There are certain things about piano-playing--indeed, about all musical performances--that cannot be taught.  Pianists, violinists, and singers are apt to surpass themselves under certain conditions, due perhaps to the applause of a great audience, perhaps to peculiar personal conditions favorable to artistic expression.  Effects are produced which escape analysis, and cannot be reproduced at will or for the benefit of pupils.  The artist may not ever be able to do again what has been done once, and the exact elements or constituents of an effect are lost.  The niceties of phrasing cannot be indicated by written marks; they must be left to the musical instinct or intelligence of the singer or player: yet expressive phrasing constitutes an important element of all fine musical work.  The half-dozen notes of a bar may each one have a different length and different power, and yet be all alike on paper.  If we can obtain at trifling cost a perfect echo of any musical performance, it is highly probable that, when the phonograph is found in every house, a phonographic version of every piece of music will accompany the printed sheet.  The latter will give the actual notes, while the phonogram will give the reading of some great player.  Or, perhaps, inasmuch as the phonograms can be reproduced for almost nothing, the readings of half a dozen artists will follow the printed page.  For instance, the music-shops might sell with Beethoven's pianoforte concertos the phonographic readings of the same concertos by Rubinstein, Bülow, and Saint-Saëns.  The whole need not cost more than a few cents, so far as the phonograms are concerned.

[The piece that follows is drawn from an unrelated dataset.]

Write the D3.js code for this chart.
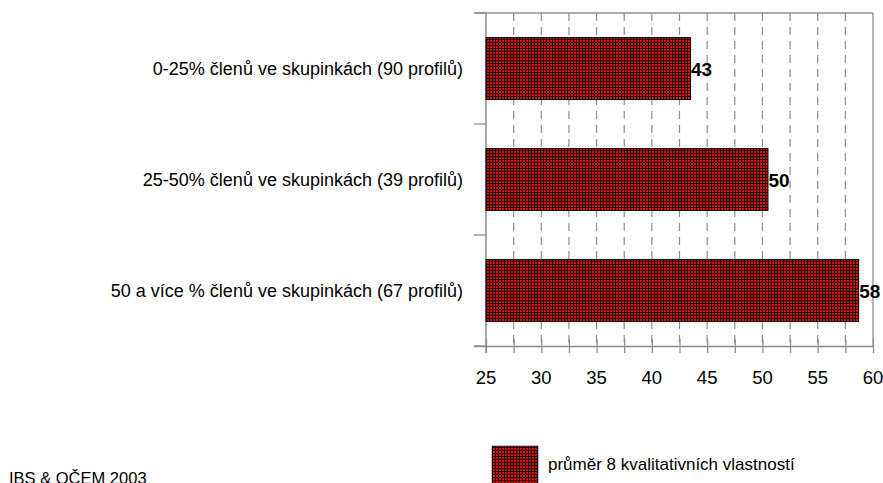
<!DOCTYPE html>
<html><head><meta charset="utf-8">
<script src="https://cdn.jsdelivr.net/npm/d3@7"></script>
<style>body{margin:0;background:#fff}svg{display:block}text{font-family:"Liberation Sans",Arial,sans-serif}</style>
</head><body>
<script>
const categories = ["0-25% členů ve skupinkách (90 profilů)", "25-50% členů ve skupinkách (39 profilů)", "50 a více % členů ve skupinkách (67 profilů)"];
const values = [43.5, 50.5, 58.7];
const valueLabels = ["43", "50", "58"];
const xTicks = [25, 30, 35, 40, 45, 50, 55, 60];
const xMinor = d3.range(25, 60.01, 2.5);
const seriesName = "průměr 8 kvalitativních vlastností";
const source = "IBS & OČEM 2003";

const W = 883, H = 483;
const svg = d3.select("body").append("svg").attr("width", W).attr("height", H);
const defs = svg.append("defs");
const pat = defs.append("pattern").attr("id", "grid").attr("patternUnits", "userSpaceOnUse").attr("width", 3).attr("height", 3);
pat.append("rect").attr("width", 3).attr("height", 3).attr("fill", "#000").attr("shape-rendering", "crispEdges");
pat.append("rect").attr("x", 1).attr("y", 1).attr("width", 2).attr("height", 2).attr("fill", "#ff0000").attr("shape-rendering", "crispEdges");

const L = 486, R = 873, T = 13, B = 346;
const x = d3.scaleLinear().domain([25, 60]).range([L, R]);
const y = d3.scaleBand().domain(categories).range([T, B]).paddingInner(0.443).paddingOuter(0.2215);
const gray = "#8c8c8c";

// dashed gridlines
svg.append("g").selectAll("line").data(xMinor.filter(v => v > 25 && v < 60)).join("line")
  .attr("x1", d => x(d)).attr("x2", d => x(d)).attr("y1", T).attr("y2", B)
  .attr("stroke", gray).attr("stroke-width", 1.2).attr("stroke-dasharray", "8,6");

// frame top & right
svg.append("line").attr("x1", L - 11).attr("x2", R).attr("y1", T).attr("y2", T).attr("stroke", gray).attr("stroke-width", 1.3);
svg.append("line").attr("x1", R).attr("x2", R).attr("y1", T).attr("y2", B).attr("stroke", gray).attr("stroke-width", 1.3);

// bottom axis
const xAxis = d3.axisBottom(x).tickValues(xMinor).tickSize(7).tickSizeOuter(0).tickFormat("");
const gx = svg.append("g").attr("transform", `translate(0,${B})`).call(xAxis);
gx.select(".domain").attr("d", `M${L - 12},0.5H${R}`).attr("stroke", gray).attr("stroke-width", 1.3);
gx.selectAll(".tick line").attr("stroke", gray).attr("stroke-width", 1.2).attr("y1", -7);
svg.append("g").selectAll("text").data(xTicks).join("text")
  .attr("x", d => x(d)).attr("y", 383.5).attr("text-anchor", "middle")
  .attr("font-size", 18.5).attr("fill", "#000").text(d => d);

// left axis with category boundary ticks
svg.append("line").attr("x1", L).attr("x2", L).attr("y1", T).attr("y2", B + 7).attr("stroke", gray).attr("stroke-width", 1.5);
const bounds = categories.map(c => y(c) - (y.step() - y.bandwidth()) / 2).concat([B]);
svg.append("g").selectAll("line").data(bounds).join("line")
  .attr("x1", L - 12).attr("x2", L).attr("y1", d => d).attr("y2", d => d)
  .attr("stroke", gray).attr("stroke-width", 1.3);

// category labels
svg.append("g").selectAll("text").data(categories).join("text")
  .attr("x", 463).attr("y", d => y(d) + y.bandwidth() / 2 + 6).attr("text-anchor", "end")
  .attr("font-size", 18).attr("fill", "#000").text(d => d);

// bars
svg.append("g").selectAll("rect").data(values).join("rect")
  .attr("x", x(25)).attr("y", (d, i) => y(categories[i]))
  .attr("width", d => x(d) - x(25)).attr("height", y.bandwidth())
  .attr("fill", "url(#grid)").attr("stroke", "#000").attr("stroke-width", 1);

// value labels
svg.append("g").selectAll("text").data(values).join("text")
  .attr("x", d => x(d) + 0.5).attr("y", (d, i) => y(categories[i]) + y.bandwidth() / 2 + 7.5)
  .attr("font-size", 19).attr("font-weight", "bold").attr("fill", "#000")
  .text((d, i) => valueLabels[i]);

// legend
svg.append("rect").attr("x", 492).attr("y", 446).attr("width", 46).attr("height", 40)
  .attr("fill", "url(#grid)").attr("stroke", "#000").attr("stroke-width", 0.5);
svg.append("text").attr("x", 548).attr("y", 470).attr("font-size", 17).attr("fill", "#000").text(seriesName);

// source
svg.append("text").attr("x", 9).attr("y", 484).attr("font-size", 16.5).attr("fill", "#000").text(source);
</script>
</body></html>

Some persons have expressed a fear lest the wide distribution of an apparatus capable of echoing all sorts of music, in a more perfect fashion than any music-box, might lead to the gradual extinction of piano-playing or violin-playing except for purposes of public exhibition, the phonographic echo of some great performer's work being so much superior to what most people could hope to accomplish.  It seems to me that the contrary would be the result.  Cheap phonographs, giving more or less perfect echoes of music, might make superfluous the painful attempts--painful to others as well as to herself--of the unmusical young woman to master impossibilities.  To the person of real musical instinct and capacity, the wealth of good music would certainly prove an incentive.  When the phonograph goes everywhere, and phonographic music is cheap, the housewife can listen to Rubinstein as she darns the stockings in the evening, and get superb lessons at the great fountains of musical art, if she has any taste that way.  There is no reason to suppose that it will be any more difficult to record a performance of "Die Meistersinger" than a recitation by Coquelin, or a Beethoven symphony under Bülow's baton.  There is a good time coming for the poor man of good taste.

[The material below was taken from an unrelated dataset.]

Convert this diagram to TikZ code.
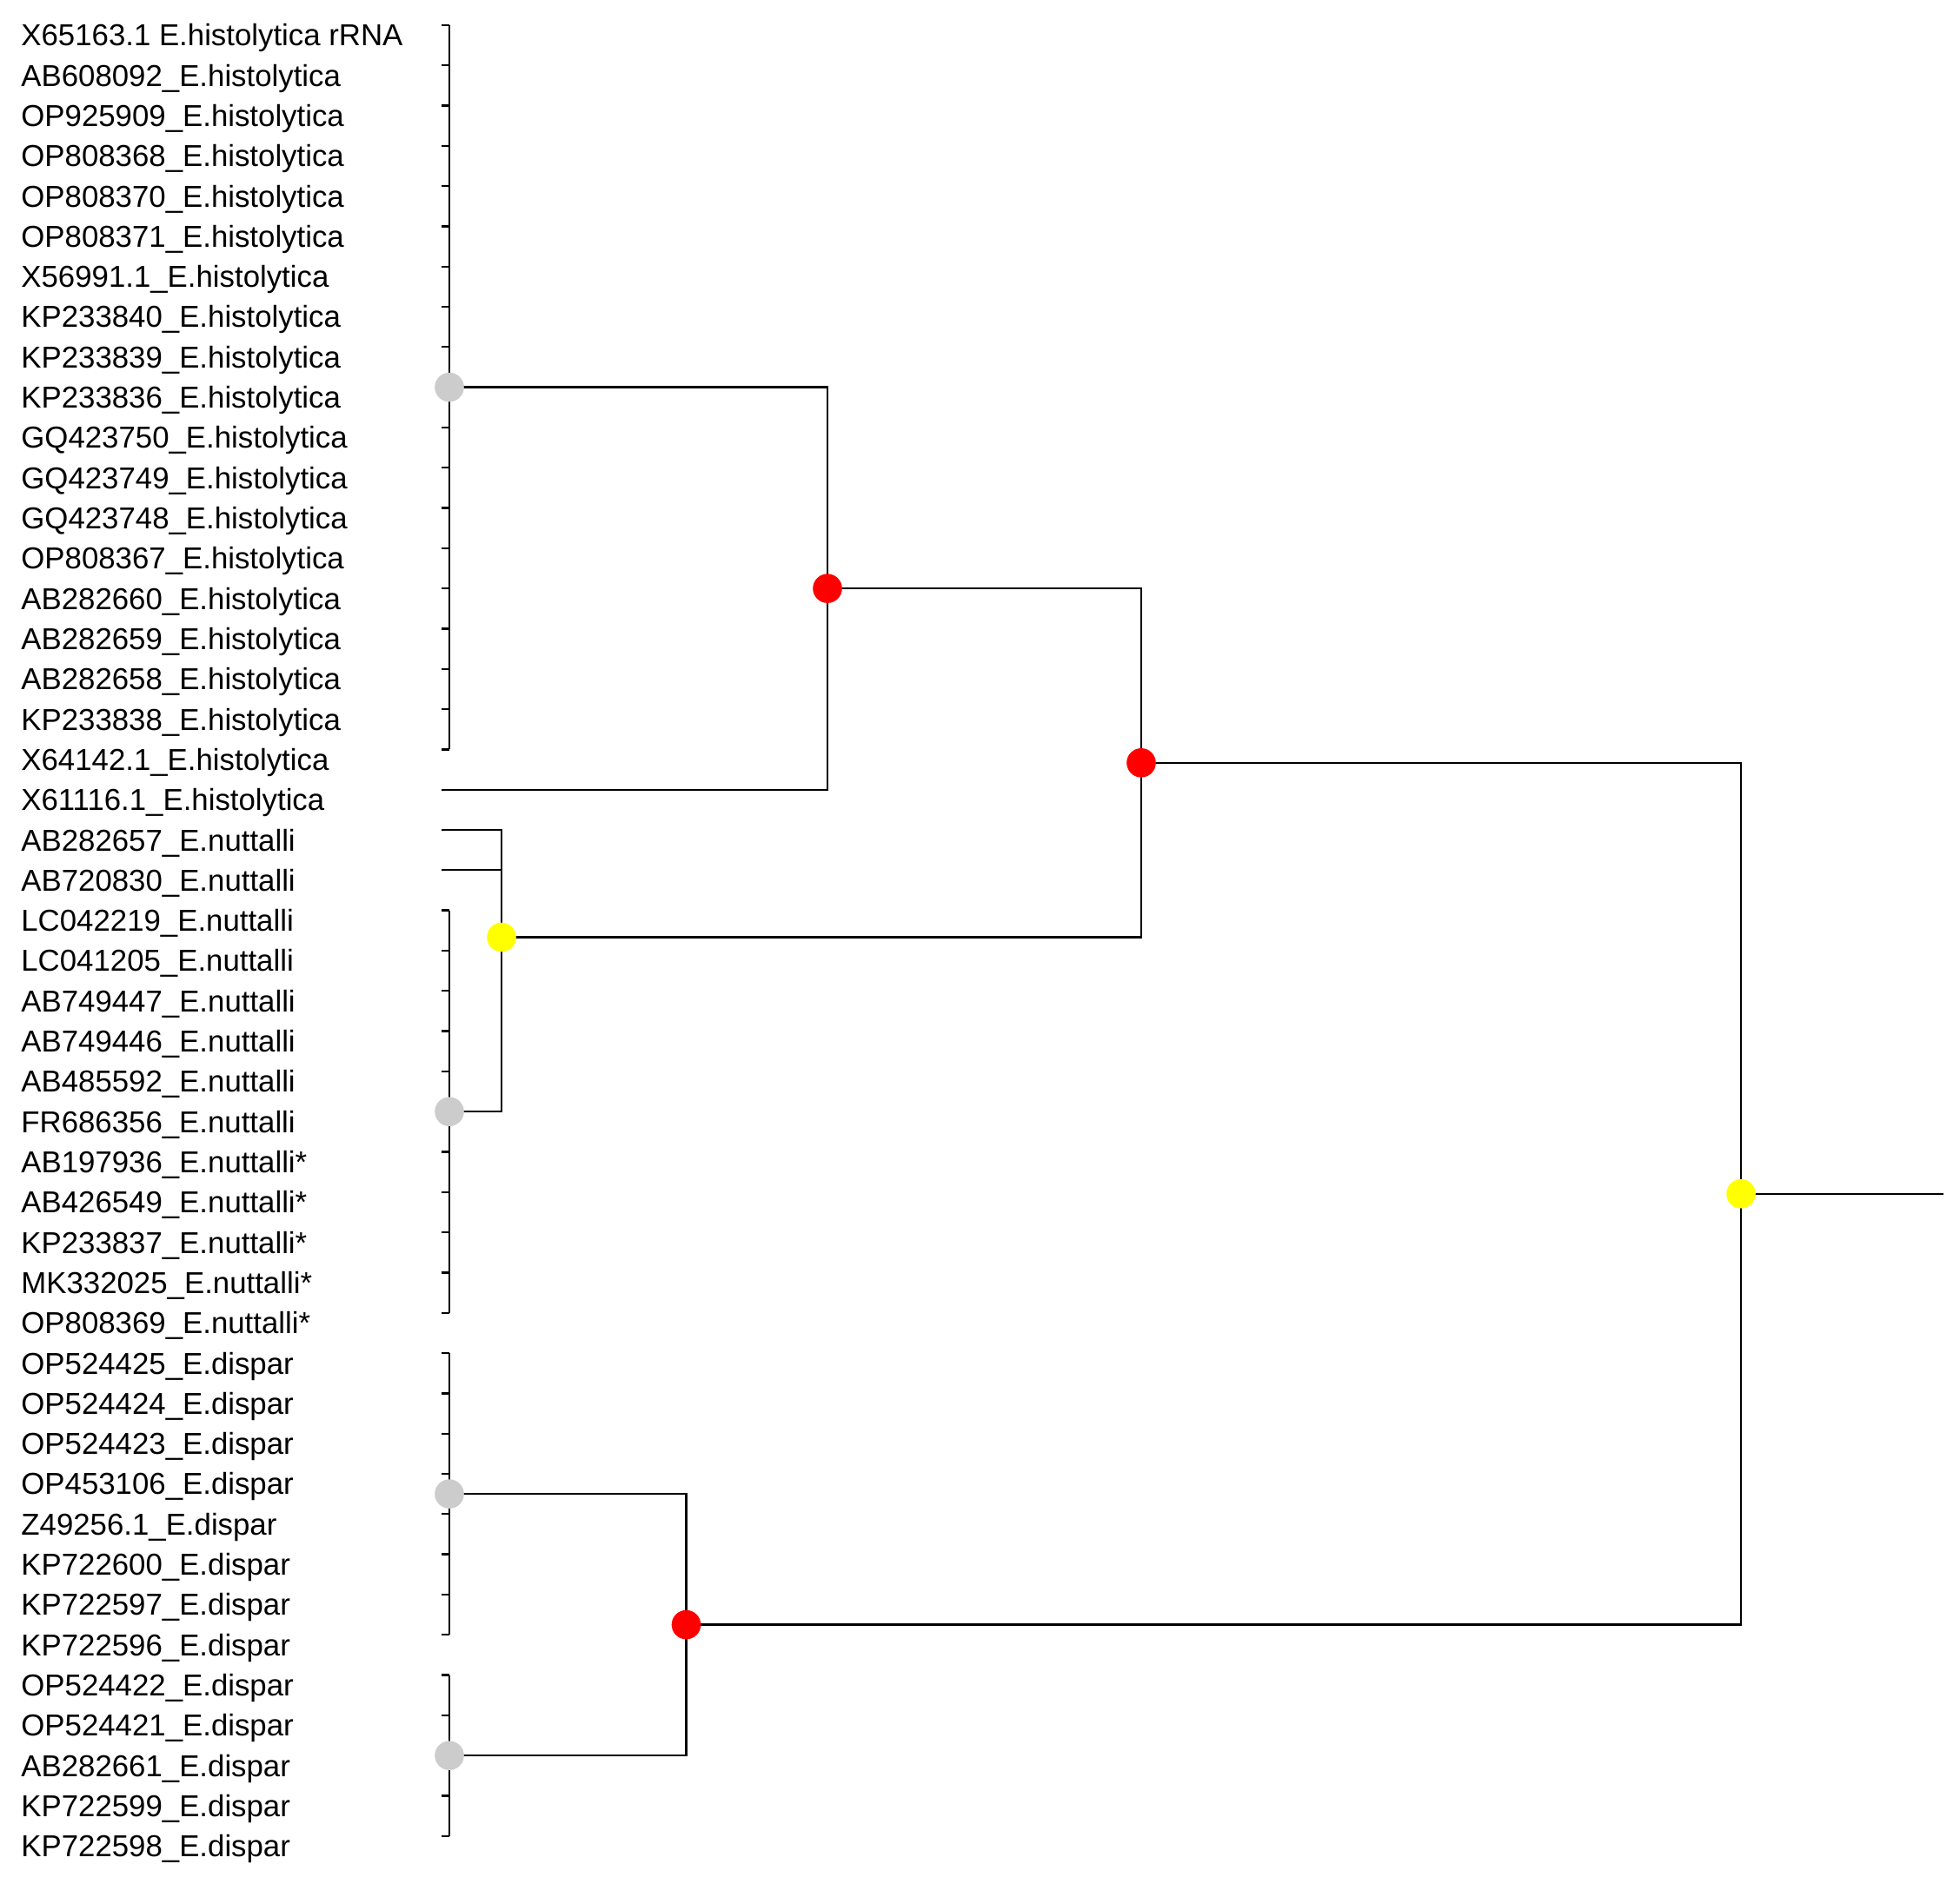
\documentclass[tikz,border=0pt]{standalone}
\usepackage{fontspec}
\setmainfont{Liberation Sans}
\pgfdeclarelayer{bg}
\pgfsetlayers{bg,main}
\definecolor{dotgray}{RGB}{204,204,204}
\definecolor{dotred}{RGB}{255,0,0}
\definecolor{dotyellow}{RGB}{255,255,0}
\begin{document}
\begin{tikzpicture}[x=0.5pt,y=-0.5pt,
  lbl/.style={anchor=base west,inner sep=0pt,font=\fontsize{17.4pt}{20pt}\selectfont},
  br/.style={line width=1.15pt,black},
  dot/.style={circle,minimum size=16.8pt,inner sep=0pt,draw=none},
  dotg/.style={dot,fill=dotgray},
  dotr/.style={dot,fill=dotred},
  doty/.style={dot,fill=dotyellow}]
\useasboundingbox (0,0) rectangle (2255,2168);
\foreach \i/\t in {0/X65163.1 E.histolytica rRNA,1/AB608092\_E.histolytica,2/OP925909\_E.histolytica,3/OP808368\_E.histolytica,4/OP808370\_E.histolytica,5/OP808371\_E.histolytica,6/X56991.1\_E.histolytica,7/KP233840\_E.histolytica,8/KP233839\_E.histolytica,9/KP233836\_E.histolytica,10/GQ423750\_E.histolytica,11/GQ423749\_E.histolytica,12/GQ423748\_E.histolytica,13/OP808367\_E.histolytica,14/AB282660\_E.histolytica,15/AB282659\_E.histolytica,16/AB282658\_E.histolytica,17/KP233838\_E.histolytica,18/X64142.1\_E.histolytica,19/X61116.1\_E.histolytica,20/AB282657\_E.nuttalli,21/AB720830\_E.nuttalli,22/LC042219\_E.nuttalli,23/LC041205\_E.nuttalli,24/AB749447\_E.nuttalli,25/AB749446\_E.nuttalli,26/AB485592\_E.nuttalli,27/FR686356\_E.nuttalli,28/AB197936\_E.nuttalli*,29/AB426549\_E.nuttalli*,30/KP233837\_E.nuttalli*,31/MK332025\_E.nuttalli*,32/OP808369\_E.nuttalli*,33/OP524425\_E.dispar,34/OP524424\_E.dispar,35/OP524423\_E.dispar,36/OP453106\_E.dispar,37/Z49256.1\_E.dispar,38/KP722600\_E.dispar,39/KP722597\_E.dispar,40/KP722596\_E.dispar,41/OP524422\_E.dispar,42/OP524421\_E.dispar,43/AB282661\_E.dispar,44/KP722599\_E.dispar,45/KP722598\_E.dispar}{
  \node[lbl] (L\i) at (24,{28.8+46.31*\i+24}) {\t};
  \coordinate (T\i) at (508,{28.8+46.31*\i});
  \coordinate (B\i) at (517,{28.8+46.31*\i});
}
% internal nodes
\node[dotg] (g1) at (B9) {};
\node[dotg] (g2) at (B27) {};
\node[dotg] (g3) at (517,1719.1) {};
\node[dotg] (g4) at (B43) {};
\node[dotr] (r1) at (952,677.14) {};
\node[doty] (y1) at (577,1078.49) {};
\node[dotr] (r2) at (1313,877.8) {};
\node[dotr] (r3) at (789.5,1869.6) {};
\node[doty] (root) at (2003,1373.7) {};
\coordinate (rootend) at (2236,1373.7);
\begin{pgfonlayer}{bg}
% brackets with ticks
\foreach \i in {0,...,18,22,23,...,32,33,34,...,45}{
  \draw[br] (T\i) -- (B\i);
}
\draw[br] (B0) -- (B18);
\draw[br] (B22) -- (B32);
\draw[br] (B33) -- (B40);
\draw[br] (B41) -- (B45);
% tree
\draw[br] (g1.center) -| (r1.center);
\draw[br] (T19) -| (r1.center);
\draw[br] (T20) -| (y1.center);
\draw[br] (T21) -- (T21 -| y1);
\draw[br] (g2.center) -| (y1.center);
\draw[br] (r1.center) -| (r2.center);
\draw[br] (y1.center) -| (r2.center);
\draw[br] (g3.center) -| (r3.center);
\draw[br] (g4.center) -| (r3.center);
\draw[br] (r2.center) -| (root.center);
\draw[br] (r3.center) -| (root.center);
\draw[br] (root.center) -- (rootend);
\end{pgfonlayer}
\end{tikzpicture}
\end{document}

An interesting question, perhaps to be solved by means of the phonograph, concerns the differences between a good and a bad performance, whether of a piano piece or of an opera.  It has often been remarked that a particular performance "would not go."  In the case of a soloist's work, failure to produce the desired effect might be attributed to the shortcomings of the soloist.  But operas and plays sometimes fail signally when, according to all rules, they ought to succeed.  Every music-lover will remember certain performances which ought to have been superb, but were nothing of the kind.  Opera-goers of the city of New York will be pretty sure to cite the memorable performance of "Faust" which [154] opened the Metropolitan Opera-House in the autumn of 1883--memorable because of its bitter disappointments.  A faithful phonographic record of that performance contrasted with a record of some of the succeeding successful performances of "Faust" by the same artists might disclose interesting features.  It might show that success, or artistic effect, lay in taking one part of this chorus a trifle slower and another part a trifle faster, in emphasizing the bass part here or the soprano part there.

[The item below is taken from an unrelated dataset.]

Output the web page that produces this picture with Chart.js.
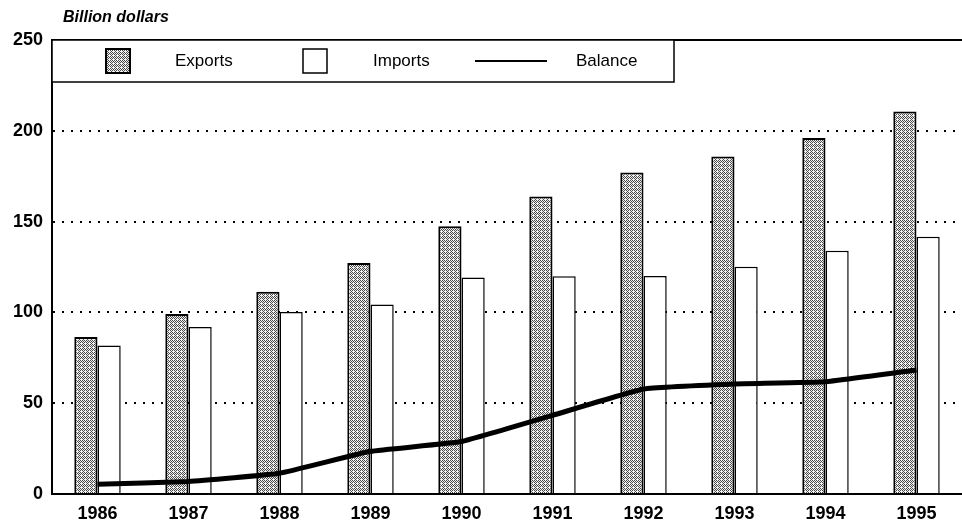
<!DOCTYPE html>
<html>
<head>
<meta charset="utf-8">
<script src="https://cdn.jsdelivr.net/npm/chart.js@4/dist/chart.umd.min.js"></script>
<style>
  html, body { margin: 0; padding: 0; background: #fff; overflow: hidden; }
  #wrap { width: 962px; height: 525px; position: relative; }
</style>
</head>
<body>
<div id="wrap"><canvas id="tradeChart"></canvas></div>
<script>
// values read off the picture, billion dollars
var years = ['1986', '1987', '1988', '1989', '1990', '1991', '1992', '1993', '1994', '1995'];
var exportsBn = [86.4, 99.1, 111.4, 127.2, 147.5, 163.8, 177, 185.9, 196, 210.6];
var importsBn = [81.8, 92, 100.2, 104.3, 119.2, 119.9, 120, 125.2, 133.9, 141.7];
var balanceBn = [5.4, 6.9, 11.4, 23.5, 28.9, 43.3, 57.8, 60.6, 61.8, 68.3];
var yTicks = [0, 50, 100, 150, 200, 250];
var unitLabel = 'Billion dollars';

var FONT = "'Liberation Sans', Arial, sans-serif";

// stippled grey fill like the printed exports bars
function stipple(){
  var c = document.createElement('canvas');
  c.width = 4; c.height = 4;
  var g = c.getContext('2d');
  g.fillStyle = '#f2f2f2';
  g.fillRect(0, 0, 4, 4);
  g.fillStyle = '#4a4a4a';
  g.fillRect(0, 0, 1, 1);
  g.fillRect(2, 0, 1, 1);
  g.fillRect(1, 1, 1, 1);
  g.fillRect(3, 1, 1, 1);
  g.fillRect(0, 2, 1, 1);
  g.fillRect(3, 3, 1, 1);
  g.fillRect(2, 2, 1, 1);
  return g.createPattern(c, 'repeat');
}
var exportFill = stipple();

// legend box, unit label and top frame line
var frameAndLegend = {
  id: 'frameAndLegend',
  afterDraw: function(chart){
    var ctx = chart.ctx, a = chart.chartArea;
    ctx.save();
    // top frame
    ctx.strokeStyle = '#000';
    ctx.lineWidth = 2;
    ctx.beginPath();
    ctx.moveTo(a.left, a.top);
    ctx.lineTo(chart.width, a.top);
    ctx.stroke();

    // unit label
    ctx.fillStyle = '#000';
    ctx.font = 'italic bold 16px ' + FONT;
    ctx.textBaseline = 'middle';
    ctx.textAlign = 'left';
    ctx.fillText(unitLabel, a.left + 11, a.top - 22);

    // legend box
    var bx = a.left, by = a.top, bw = 622, bh = 42;
    ctx.fillStyle = '#fff';
    ctx.fillRect(bx, by, bw, bh);
    ctx.lineWidth = 1.5;
    ctx.strokeRect(bx, by, bw, bh);

    var cy = by + 21;
    var ds = chart.data.datasets;
    ctx.font = '17px ' + FONT;

    // exports swatch
    ctx.fillStyle = exportFill;
    ctx.fillRect(bx + 54, cy - 12, 24, 24);
    ctx.lineWidth = 2;
    ctx.strokeRect(bx + 54, cy - 12, 24, 24);
    ctx.fillStyle = '#000';
    ctx.fillText(ds[0].label, bx + 123, cy);

    // imports swatch
    ctx.fillStyle = '#fff';
    ctx.fillRect(bx + 251, cy - 12, 24, 24);
    ctx.lineWidth = 1.5;
    ctx.strokeRect(bx + 251, cy - 12, 24, 24);
    ctx.fillStyle = '#000';
    ctx.fillText(ds[1].label, bx + 321, cy);

    // balance line
    ctx.lineWidth = 2;
    ctx.beginPath();
    ctx.moveTo(bx + 423, cy);
    ctx.lineTo(bx + 495, cy);
    ctx.stroke();
    ctx.fillText(ds[2].label, bx + 524, cy);
    ctx.restore();
  }
};

new Chart(document.getElementById('tradeChart'), {
  type: 'bar',
  data: {
    labels: years,
    datasets: [
      {
        label: 'Exports',
        data: exportsBn,
        backgroundColor: exportFill,
        borderColor: '#000',
        borderWidth: 2,
        categoryPercentage: 0.51,
        barPercentage: 1.0,
        order: 1
      },
      {
        label: 'Imports',
        data: importsBn,
        backgroundColor: '#fff',
        borderColor: '#000',
        borderWidth: 1.5,
        categoryPercentage: 0.51,
        barPercentage: 1.0,
        order: 2
      },
      {
        type: 'line',
        label: 'Balance',
        data: balanceBn,
        borderColor: '#000',
        backgroundColor: '#000',
        borderWidth: 5,
        pointRadius: 0,
        tension: 0.1,
        fill: false,
        order: 0
      }
    ]
  },
  options: {
    responsive: true,
    maintainAspectRatio: false,
    animation: false,
    layout: { padding: { top: 40, right: -12, left: 0, bottom: 0 } },
    plugins: {
      legend: { display: false },
      tooltip: { enabled: false },
      title: { display: false }
    },
    scales: {
      x: {
        offset: true,
        grid: { display: false, drawTicks: false },
        border: { display: true, color: '#000', width: 2 },
        ticks: { color: '#000', font: { family: FONT, size: 18, weight: 'bold' }, padding: 9, maxRotation: 0 },
        afterFit: function(s){ s.height = 31; }
      },
      y: {
        min: 0,
        max: 250,
        afterBuildTicks: function(s){ s.ticks = yTicks.map(function(v){ return { value: v }; }); },
        grid: { color: '#000', lineWidth: 2, drawTicks: false },
        border: { display: true, color: '#000', width: 2, dash: [2, 7] },
        ticks: { color: '#000', font: { family: FONT, size: 18, weight: 'bold' }, padding: 9 },
        afterFit: function(s){ s.width = 52; }
      }
    }
  },
  plugins: [frameAndLegend]
});
</script>
</body>
</html>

A few years ago there was a performance of Wagner's "Tristan and Isolde" that was also curiously ineffective.  The opera had already been given half a dozen times that season with remarkable success; it was the musical achievement of the winter.  A repetition was announced for the last night of the year, and the house was well filled.  The singers were those who had already made so great a success in Wagner's masterpiece--Fräuleins Lehmann and Brandt, Herren Niemann, Fischer, and Robinson.  The conductor was Herr Seidl.  Yet long before the evening was over people wondered what the matter was.  It may be suspected that the audience as tired out with Christmas shopping, and that the singers, finding no response to their efforts, grew discouraged and careless; the anti-Wagnerite may hint that after six performances of "Tristan," the long-suffering public turned upon its persecutors.  But every one cannot have been tired out that New Year's eve.  Every one's dinner cannot have gone wrong.  Whatever the cause, whether the trouble was in the auditors or the performance, Herr Seidl was thoroughly discontented with the results, and one devoted Wagnerite, who had been known to rave over "Tristan" by the hour, said to me as we passed out of the Opera-House, "I feel as if I do not care to hear 'Tristan' again for the next ten years."  A fortnight later there was another performance of "Tristan," which was as conspicuous for success as the one just mentioned had been for failure.  A careful comparison of the phonographic records of these two performances might have shown wherein the fault lay.  As the sublime is very near the ridiculous, so the impressive performance may be very near the dismal failure--only the phonograph, with its minute and faithful record, faithful beyond the power of human perceptions, can tell us how near.

The phonograph as a musical educator offers encouragement to the composer.  His work, if it has value, will be known to millions where now it is known to thousands, and it will not take a generation for its worth to be recognized.  It was not until twenty years after the production of "Tristan" that we New-Yorkers were enabled to hear its wondrous beauties; and the masterwork of the high priest of musical art, Wagner's "Nibelung" trilogy, was not heard here until more than ten years after all musical Europe had been ringing with it.  In a very few years I fully expect to receive from Europe not only written accounts of the new operas of Berlin, Vienna, and Paris, but phonograms enabling me to hear them from end to end.  As the wide distribution of literature which followed the cheap books of modern times has helped the author to a living income, so this wide distribution of music through the phonograph will probably do the same thing for the composer of good music.  Then the future Wagner may perhaps receive as much for the composition of a music-drama as the author of another "Silver Threads Among the Gold" gets for his gibberish--which has not been the way in our day.